------ INFORMATION PROVIDED ------
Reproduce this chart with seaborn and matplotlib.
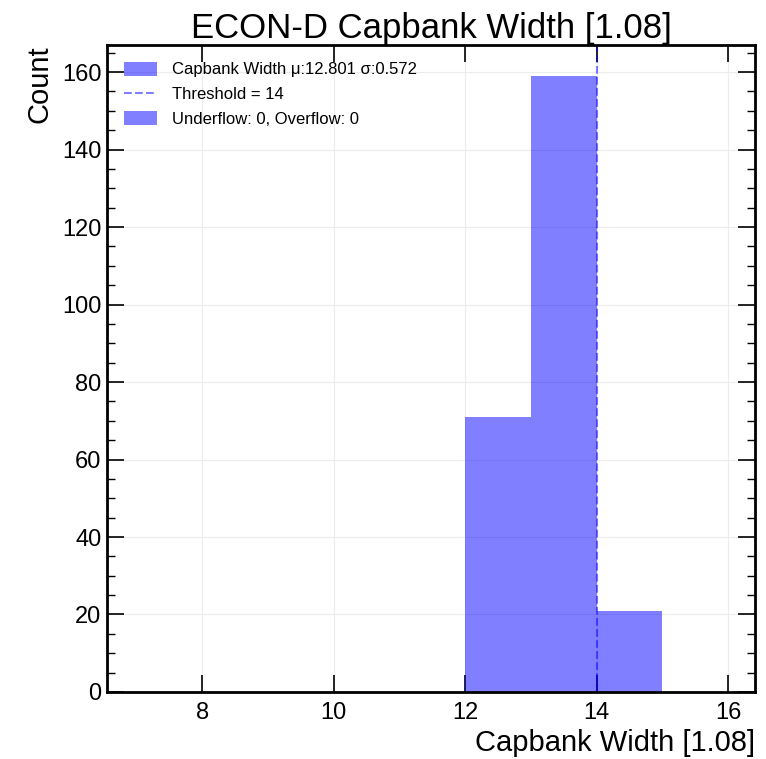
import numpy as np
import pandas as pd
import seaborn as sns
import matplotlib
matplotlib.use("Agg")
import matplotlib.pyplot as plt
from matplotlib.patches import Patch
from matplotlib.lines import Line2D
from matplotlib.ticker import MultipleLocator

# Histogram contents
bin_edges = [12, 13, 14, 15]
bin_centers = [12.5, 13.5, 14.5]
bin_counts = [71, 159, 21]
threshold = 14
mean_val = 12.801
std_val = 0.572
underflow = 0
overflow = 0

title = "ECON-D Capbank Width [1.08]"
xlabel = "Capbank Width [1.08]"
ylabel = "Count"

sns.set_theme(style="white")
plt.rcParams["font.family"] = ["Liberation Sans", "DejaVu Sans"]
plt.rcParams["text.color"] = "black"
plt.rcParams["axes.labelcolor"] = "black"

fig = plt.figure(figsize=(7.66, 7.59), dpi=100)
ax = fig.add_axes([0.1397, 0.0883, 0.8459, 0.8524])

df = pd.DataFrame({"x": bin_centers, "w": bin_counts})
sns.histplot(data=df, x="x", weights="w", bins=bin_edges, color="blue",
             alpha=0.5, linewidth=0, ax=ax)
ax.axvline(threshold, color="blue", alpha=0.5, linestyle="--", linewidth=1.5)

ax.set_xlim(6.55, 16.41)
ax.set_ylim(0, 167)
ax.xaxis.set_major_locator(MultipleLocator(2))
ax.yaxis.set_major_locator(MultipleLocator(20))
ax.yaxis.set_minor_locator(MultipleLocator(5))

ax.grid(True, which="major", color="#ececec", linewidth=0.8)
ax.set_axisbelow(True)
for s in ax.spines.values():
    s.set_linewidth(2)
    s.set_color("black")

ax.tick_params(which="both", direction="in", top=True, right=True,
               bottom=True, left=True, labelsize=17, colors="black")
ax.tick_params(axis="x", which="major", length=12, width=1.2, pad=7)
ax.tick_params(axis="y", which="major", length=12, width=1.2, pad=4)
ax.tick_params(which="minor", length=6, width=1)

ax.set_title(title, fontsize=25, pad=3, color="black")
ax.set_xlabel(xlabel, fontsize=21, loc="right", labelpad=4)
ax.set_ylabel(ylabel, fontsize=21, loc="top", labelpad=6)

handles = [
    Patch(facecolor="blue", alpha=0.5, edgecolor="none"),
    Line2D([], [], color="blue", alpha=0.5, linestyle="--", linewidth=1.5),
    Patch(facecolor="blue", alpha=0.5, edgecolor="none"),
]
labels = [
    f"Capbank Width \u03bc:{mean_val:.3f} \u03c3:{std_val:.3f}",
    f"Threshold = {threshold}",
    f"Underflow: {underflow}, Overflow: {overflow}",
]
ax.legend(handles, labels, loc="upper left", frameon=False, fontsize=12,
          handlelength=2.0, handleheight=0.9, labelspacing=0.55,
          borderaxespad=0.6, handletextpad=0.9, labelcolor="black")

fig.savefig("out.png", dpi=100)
------
## EXERCISE DIRECTIONS
What is the number of lines holding the word "seaborn"? State it alone.

## SOLUTION FOR THIS EXERCISE
2